RAW DATA.
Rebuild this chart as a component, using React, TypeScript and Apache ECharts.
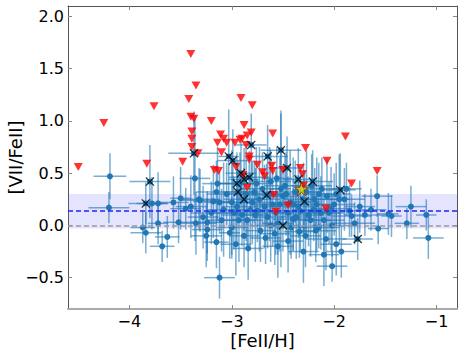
import React, { useEffect, useRef } from "react";
import * as echarts from "echarts";

// [x, y, xerr, yerr]
const bluePoints: number[][] = [
  [-4.19, 0.47, 0.16, 0.22], [-4.20, 0.17, 0.2, 0.15], [-3.78, 0.21, 0.15, 0.25], [-3.72, 0.21, 0.1, 0.3],
  [-3.57, 0.22, 0.15, 0.25], [-3.50, 0.26, 0.1, 0.3], [-3.72, 0.02, 0.1, 0.2], [-3.87, -0.02, 0.12, 0.15],
  [-3.84, -0.07, 0.15, 0.2], [-3.63, -0.11, 0.12, 0.2], [-3.68, -0.20, 0.12, 0.15], [-3.52, 0.03, 0.15, 0.2],
  [-3.32, 0.25, 0.2, 0.3], [-3.45, 0.16, 0.15, 0.2], [-3.18, 0.23, 0.2, 0.35], [-3.12, 0.22, 0.15, 0.3],
  [-3.02, -0.07, 0.1, 0.25], [-3.15, -0.16, 0.12, 0.25], [-3.12, -0.50, 0.15, 0.2], [-2.67, -0.12, 0.15, 0.25],
  [-3.24, -0.04, 0.15, 0.3], [-2.34, -0.06, 0.15, 0.25], [-2.08, -0.13, 0.2, 0.3], [-1.93, -0.25, 0.15, 0.25],
  [-2.02, -0.39, 0.15, 0.15], [-1.58, 0.28, 0.15, 0.2], [-1.57, -0.03, 0.1, 0.15], [-1.25, 0.18, 0.15, 0.2],
  [-1.10, 0.10, 0.1, 0.15], [-1.08, -0.12, 0.15, 0.2], [-1.29, 0.02, 0.12, 0.15], [-1.44, 0.09, 0.1, 0.2],
  [-1.64, 0.15, 0.15, 0.2], [-1.83, 0.09, 0.2, 0.2], [-2.15, -0.02, 0.2, 0.2], [-1.47, 0.11, 0.1, 0.2],
  [-3.80, 0.42, 0.2, 0.35], [-3.84, 0.21, 0.17, 0.2], [-3.37, 0.69, 0.25, 0.4], [-3.03, 0.66, 0.1, 0.45],
  [-2.99, 0.62, 0.15, 0.3], [-2.81, 0.77, 0.15, 0.3], [-2.65, 0.66, 0.2, 0.3], [-2.52, 0.72, 0.2, 0.35],
  [-2.46, 0.55, 0.15, 0.3], [-2.91, 0.50, 0.15, 0.3], [-2.95, 0.40, 0.2, 0.3], [-2.88, 0.44, 0.15, 0.3],
  [-2.83, 0.46, 0.2, 0.25], [-2.94, 0.32, 0.15, 0.3], [-2.88, 0.25, 0.2, 0.3], [-2.66, 0.29, 0.15, 0.3],
  [-2.50, 0.00, 0.15, 0.25], [-2.35, 0.44, 0.15, 0.3], [-2.21, 0.42, 0.2, 0.3], [-2.29, 0.23, 0.15, 0.3],
  [-1.94, 0.34, 0.15, 0.35], [-1.77, -0.13, 0.15, 0.2],
  [-3.05, 0.30, 0.2, 0.3], [-2.95, 0.18, 0.15, 0.35], [-2.90, 0.10, 0.2, 0.3], [-2.85, 0.05, 0.15, 0.25],
  [-2.80, 0.22, 0.2, 0.4], [-2.75, 0.14, 0.15, 0.3], [-2.70, 0.35, 0.2, 0.35], [-2.65, 0.08, 0.15, 0.3],
  [-2.60, 0.20, 0.2, 0.4], [-2.55, 0.02, 0.15, 0.3], [-2.52, 0.35, 0.1, 0.75], [-2.50, 0.28, 0.2, 0.3],
  [-2.45, 0.12, 0.15, 0.35], [-2.40, 0.06, 0.2, 0.3], [-2.35, 0.18, 0.15, 0.3], [-2.30, 0.25, 0.2, 0.35],
  [-2.25, 0.10, 0.15, 0.3], [-2.20, 0.15, 0.2, 0.3], [-2.15, 0.30, 0.15, 0.3], [-2.10, 0.05, 0.2, 0.3],
  [-2.05, 0.12, 0.15, 0.3], [-2.00, 0.20, 0.2, 0.3], [-1.95, 0.25, 0.1, 0.43], [-1.90, 0.25, 0.2, 0.3],
  [-1.85, 0.14, 0.15, 0.25], [-1.80, 0.02, 0.2, 0.2], [-1.75, 0.18, 0.15, 0.25], [-1.70, 0.10, 0.2, 0.2],
  [-3.00, -0.02, 0.15, 0.3], [-2.92, 0.40, 0.2, 0.3], [-2.88, -0.10, 0.15, 0.3], [-2.78, 0.32, 0.2, 0.3],
  [-2.72, -0.05, 0.15, 0.3], [-2.62, 0.42, 0.2, 0.3], [-2.58, -0.08, 0.15, 0.3], [-2.48, 0.38, 0.2, 0.3],
  [-2.42, -0.02, 0.15, 0.3], [-2.38, 0.32, 0.2, 0.3], [-2.28, -0.10, 0.15, 0.3], [-2.22, 0.38, 0.2, 0.3],
  [-2.12, 0.35, 0.15, 0.3], [-2.18, -0.05, 0.2, 0.3], [-1.98, 0.30, 0.15, 0.3], [-2.02, 0.00, 0.2, 0.3],
  [-1.88, 0.35, 0.15, 0.25], [-3.20, 0.12, 0.2, 0.3], [-3.10, 0.05, 0.15, 0.3], [-3.15, 0.32, 0.2, 0.3],
  [-3.28, 0.08, 0.15, 0.3], [-3.35, 0.02, 0.2, 0.3], [-3.40, 0.18, 0.15, 0.3], [-3.25, -0.10, 0.15, 0.3],
  [-2.96, -0.18, 0.15, 0.3], [-2.84, -0.22, 0.15, 0.3], [-2.55, -0.20, 0.15, 0.3], [-2.45, -0.15, 0.15, 0.3],
  [-2.30, -0.25, 0.15, 0.3], [-2.10, -0.28, 0.15, 0.3], [-1.98, -0.18, 0.15, 0.3], [-3.36, 0.45, 0.15, 0.6],
  [-3.31, 0.24, 0.2, 0.3], [-3.24, 0.03, 0.15, 0.3],
  [-3.08, 0.15, 0.15, 0.45], [-3.00, 0.22, 0.2, 0.5], [-2.93, 0.05, 0.15, 0.4], [-2.86, 0.30, 0.2, 0.45],
  [-2.77, 0.10, 0.15, 0.45], [-2.73, 0.25, 0.2, 0.5], [-2.68, 0.18, 0.15, 0.4], [-2.63, 0.30, 0.2, 0.45],
  [-2.57, 0.12, 0.15, 0.4], [-2.53, 0.20, 0.2, 0.45], [-2.47, 0.30, 0.15, 0.4], [-2.43, 0.22, 0.2, 0.5],
  [-2.37, 0.08, 0.15, 0.4], [-2.33, 0.14, 0.2, 0.4], [-2.27, 0.32, 0.15, 0.4], [-2.23, 0.05, 0.2, 0.35],
  [-2.17, 0.20, 0.15, 0.45], [-2.13, 0.12, 0.2, 0.35], [-2.07, 0.28, 0.15, 0.35], [-2.03, 0.16, 0.2, 0.4],
  [-2.98, 0.12, 0.2, 0.35], [-2.82, 0.15, 0.2, 0.35], [-2.62, 0.00, 0.2, 0.35], [-2.40, 0.20, 0.15, 0.45],
  [-3.14, 0.40, 0.15, 0.35], [-2.76, 0.40, 0.15, 0.35], [-2.56, 0.45, 0.15, 0.3], [-2.19, 0.25, 0.15, 0.3],
];

const upperLimits: number[][] = [
  [-4.50, 0.56], [-4.25, 0.98], [-3.76, 1.14], [-3.83, 0.59], [-3.40, 1.64], [-3.35, 1.34], [-3.42, 1.21],
  [-3.40, 1.04], [-3.37, 1.02], [-3.20, 1.00], [-2.91, 1.22], [-2.80, 1.15], [-3.39, 0.90], [-3.39, 0.83],
  [-3.39, 0.75], [-3.33, 0.69], [-3.48, 0.61], [-3.11, 0.87], [-3.08, 0.83], [-3.14, 0.79], [-3.05, 0.79],
  [-2.97, 0.79], [-2.92, 0.82], [-2.90, 0.83], [-2.88, 0.96], [-2.85, 0.86], [-2.81, 0.89], [-2.86, 0.77],
  [-3.10, 0.70], [-3.17, 0.53], [-3.13, 0.52], [-2.83, 0.66], [-2.83, 0.63], [-2.75, 0.58], [-2.70, 0.51],
  [-2.61, 0.57], [-2.60, 0.52], [-2.50, 0.53], [-2.33, 0.55], [-2.31, 0.49], [-2.28, 0.74], [-2.60, 0.88],
  [-1.89, 0.85], [-2.07, 0.62], [-1.58, 0.52], [-1.83, 0.40], [-2.30, 0.38], [-2.08, 0.16], [-2.85, 0.36],
  [-2.57, 0.13], [-2.45, 0.19], [-2.59, 0.29], [-2.68, 0.47], [-2.89, 0.48], [-2.96, 0.56],
];

const crossPoints: number[][] = [
  [-3.80, 0.42], [-3.84, 0.21], [-3.37, 0.69], [-3.03, 0.66], [-2.99, 0.62], [-2.81, 0.77], [-2.65, 0.66],
  [-2.52, 0.72], [-2.46, 0.55], [-2.91, 0.50], [-2.95, 0.40], [-2.88, 0.44], [-2.83, 0.46], [-2.94, 0.32],
  [-2.88, 0.25], [-2.66, 0.29], [-2.50, 0.00], [-2.35, 0.44], [-2.21, 0.42], [-2.29, 0.23], [-1.94, 0.34],
  [-1.77, -0.13],
];

const starPoint: number[][] = [[-2.32, 0.35]];

const xTicks = [-4, -3, -2, -1];
const yTicks = [-0.5, 0, 0.5, 1.0, 1.5, 2.0];
const meanValue = 0.135;
const bandLow = -0.03;
const bandHigh = 0.3;

const FONT = "DejaVu Sans";
const minus = (s: string) => s.replace("-", "\u2212");

export default function App() {
  const ref = useRef<HTMLDivElement>(null);
  useEffect(() => {
    if (!ref.current) return;
    const chart = echarts.init(ref.current, undefined, { renderer: "svg" });
    const xBase = {
      type: "value", min: -4.6, max: -0.8, scale: true,
      splitLine: { show: false },
    };
    const yBase = {
      type: "value", min: -0.8, max: 2.1, scale: true,
      splitLine: { show: false },
    };
    const errColor = "rgba(31,119,180,0.6)";
    chart.setOption({
      animation: false,
      grid: { left: 68, right: 7, top: 6, bottom: 45, containLabel: false, outerBoundsMode: "none" },
      xAxis: [
        {
          ...xBase, position: "bottom",
          name: "[FeII/H]", nameLocation: "middle", nameGap: 22, nameMoveOverlap: false,
          nameTextStyle: { fontFamily: FONT, fontSize: 18, color: "#000" },
          axisLine: { show: true, onZero: false, lineStyle: { color: "#aaa", width: 2 } },
          axisTick: { show: true, inside: true, length: 4, customValues: xTicks, lineStyle: { color: "#888" } },
          axisLabel: { customValues: xTicks, fontFamily: FONT, fontSize: 16, color: "#000", margin: 4,
            formatter: (v: number) => minus(String(v)) },
        },
        {
          ...xBase, position: "top",
          axisLine: { show: true, onZero: false, lineStyle: { color: "#555", width: 1 } },
          axisTick: { show: true, inside: true, length: 4, customValues: xTicks, lineStyle: { color: "#888" } },
          axisLabel: { show: false },
        },
      ],
      yAxis: [
        {
          ...yBase, position: "left",
          name: "[VII/FeII]", nameLocation: "middle", nameGap: 43, nameMoveOverlap: false,
          nameTextStyle: { fontFamily: FONT, fontSize: 18, color: "#000", lineHeight: 20 },
          axisLine: { show: true, onZero: false, lineStyle: { color: "#555", width: 1 } },
          axisTick: { show: true, inside: true, length: 4, customValues: yTicks, lineStyle: { color: "#888" } },
          axisLabel: { customValues: yTicks, fontFamily: FONT, fontSize: 16, color: "#000", margin: 4,
            formatter: (v: number) => minus(v.toFixed(1)) },
        },
        {
          ...yBase, position: "right",
          axisLine: { show: true, onZero: false, lineStyle: { color: "#555", width: 1 } },
          axisTick: { show: true, inside: true, length: 4, customValues: yTicks, lineStyle: { color: "#888" } },
          axisLabel: { show: false },
        },
      ],
      series: [
        {
          type: "line", data: [], z: 1, silent: true,
          markArea: {
            silent: true,
            itemStyle: { color: "rgba(90,90,255,0.16)" },
            data: [[{ yAxis: bandLow }, { yAxis: bandHigh }]],
          },
        },
        {
          type: "custom", z: 2, clip: true,
          data: bluePoints,
          renderItem: (params: any, api: any) => {
            const x = api.value(0), y = api.value(1), xe = api.value(2), ye = api.value(3);
            const a = api.coord([x - xe, y]), b = api.coord([x + xe, y]);
            const c = api.coord([x, y - ye]), d = api.coord([x, y + ye]);
            return {
              type: "group",
              children: [
                { type: "line", shape: { x1: a[0], y1: a[1], x2: b[0], y2: b[1] }, style: { stroke: errColor, lineWidth: 1.5 } },
                { type: "line", shape: { x1: c[0], y1: c[1], x2: d[0], y2: d[1] }, style: { stroke: errColor, lineWidth: 1.5 } },
              ],
            };
          },
        },
        {
          type: "scatter", z: 3, data: bluePoints.map((p) => [p[0], p[1]]),
          symbol: "circle", symbolSize: 6, itemStyle: { color: "#1f77b4", opacity: 1 },
        },
        {
          type: "line", data: [], z: 4, silent: true,
          markLine: {
            silent: true, symbol: "none", label: { show: false },
            data: [
              { yAxis: meanValue, lineStyle: { color: "#2222ff", type: [5, 3], width: 1.5 } },
              { yAxis: 0, lineStyle: { color: "#999", type: [5, 3], width: 1.5 } },
            ],
          },
        },
        {
          type: "scatter", z: 5, data: upperLimits,
          symbol: "path://M0,0L10,0L5,9Z", symbolSize: [9, 8],
          itemStyle: { color: "#ff0000" },
        },
        {
          type: "scatter", z: 6, data: crossPoints,
          symbol: "path://M0,1L1,0L5,4L9,0L10,1L6,5L10,9L9,10L5,6L1,10L0,9L4,5Z", symbolSize: 9,
          itemStyle: { color: "#000" },
        },
        {
          type: "scatter", z: 7, data: starPoint,
          symbol: "path://M50,0L61,35L98,35L68,57L79,91L50,70L21,91L32,57L2,35L39,35Z", symbolSize: 14,
          itemStyle: { color: "#c8c800", borderColor: "#8a2a00", borderWidth: 1 },
        },
      ],
    });
    return () => chart.dispose();
  }, []);
  return <div ref={ref} style={{ width: 464, height: 354, position: "absolute", left: 0, top: 0 }} />;
}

EXERCISE INSTRUCTIONS.
Which lines hold the word "React"? Show each one.

ANSWER FOR THE TASK.
Rebuild this chart as a component, using React, TypeScript and Apache ECharts.
import React, { useEffect, useRef } from "react";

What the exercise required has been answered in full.